Ken Cuccinelli has been whining about Terry McAuliffe's ads which correctly point out Cuccinerlli's - or should we say Kookinelli's - extremist positions on gays, contraception, abortion, and the desire to divert funding from public education to religious schools. Kookinelli has claimed that McAuliffe's "lying about him." So what did Cuccinelli do last night? He attended a gala at The Family Foundation, an organization that leads the Christofascist effort in Virginia to create a far right theocracy. In short, he just confirmed every one of the statements in McAuliffe's campaign ads. And better yet, Cuccinelli appeared with lunatic Ted Cruz who is out to destroy America's economy and is responsible for some 170,000 Virginians being on furlough from their jobs. Here's how the Washington Post editorial board described the gathering of extremists:
We invite you to come and listen to Ted Cruz . . . and Attorney General Ken Cuccinelli, and to be among the more than 1,000 politically-active conservative Virginians. Come be inspired and meet like-minded Virginians who share your traditional values, and hear one of the conservative movement’s most significant national leaders, U.S. Senator Ted Cruz.In Virginia few groups are more frightening in their threat to religious freedom for all and control over one's own body and relationships than The Family Foundation. If they had their way, these folks would implement a modern day Inquisition.
SO READS the invitation on the Web site of the Family Foundation, the gay-bashing, abortion-hating, home-school-loving group whose annual gala dinner will be held Saturday night in Richmond. If the event serves as a sort of homecoming for Virginia conservatives, Mr. Cruz is this year’s homecoming king. That has left Mr. Cuccinelli, the Republican candidate for governor of Virginia, squirming.

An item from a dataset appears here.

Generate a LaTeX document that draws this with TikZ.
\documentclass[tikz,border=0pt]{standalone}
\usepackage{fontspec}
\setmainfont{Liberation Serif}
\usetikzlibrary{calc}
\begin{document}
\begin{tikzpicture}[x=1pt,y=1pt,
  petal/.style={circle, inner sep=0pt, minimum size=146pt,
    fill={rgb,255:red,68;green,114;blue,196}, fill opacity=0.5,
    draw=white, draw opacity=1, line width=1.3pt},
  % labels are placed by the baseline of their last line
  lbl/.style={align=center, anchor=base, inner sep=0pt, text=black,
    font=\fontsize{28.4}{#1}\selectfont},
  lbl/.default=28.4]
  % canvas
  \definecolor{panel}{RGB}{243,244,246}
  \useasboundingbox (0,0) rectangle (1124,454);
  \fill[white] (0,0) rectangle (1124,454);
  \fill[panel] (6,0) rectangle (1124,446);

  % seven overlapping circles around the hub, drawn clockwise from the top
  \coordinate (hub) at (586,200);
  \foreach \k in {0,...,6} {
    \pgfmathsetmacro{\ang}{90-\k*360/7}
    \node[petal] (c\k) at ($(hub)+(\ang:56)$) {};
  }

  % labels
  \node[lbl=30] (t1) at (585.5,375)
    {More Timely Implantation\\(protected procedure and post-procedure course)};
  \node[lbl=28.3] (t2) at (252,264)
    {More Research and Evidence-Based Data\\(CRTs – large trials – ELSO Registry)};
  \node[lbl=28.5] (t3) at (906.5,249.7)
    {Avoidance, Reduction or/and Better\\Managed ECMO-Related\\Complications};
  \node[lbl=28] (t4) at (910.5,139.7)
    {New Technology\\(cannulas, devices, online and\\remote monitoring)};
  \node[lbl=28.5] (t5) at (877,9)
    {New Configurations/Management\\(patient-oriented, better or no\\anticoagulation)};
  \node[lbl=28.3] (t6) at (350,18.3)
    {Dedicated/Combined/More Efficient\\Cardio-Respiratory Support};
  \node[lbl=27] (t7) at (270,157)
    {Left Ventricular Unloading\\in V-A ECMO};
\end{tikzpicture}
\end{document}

[For Cuccinelli] to align himself with like-minded Republicans, who have pushed Congress to its current impasse, risks infuriating everyday Virginians, to say nothing of the state’s 170,000 federal civilian employees, who dislike the government shutdown much more than the health-care law.That’s why Mr. Cruz, the architect of the current showdown in Congress and the tea party’s champion, is a problem for Mr. Cuccinelli.
[H]is handlers have been at pains to emphasize that the Family Foundation dinner is not a campaign event [even though it is]. He continues to heap scorn on the health-care law, while suggesting, sotto voce, that he opposes the shutdown.
We suspect that if Mr. Cuccinelli or Mr. Jackson were in the Senate, rather than on the statewide ballot this year, they would have no trouble siding with Mr. Cruz and the other conservative absolutists who have forced the government to its knees. There is very little in either man’s background to suggest they’d embrace pragmatism over what they regard as principle.
By contrast, Virginia has benefited from statewide elected officials who have tended to govern from the middle, whatever their ideological preferences.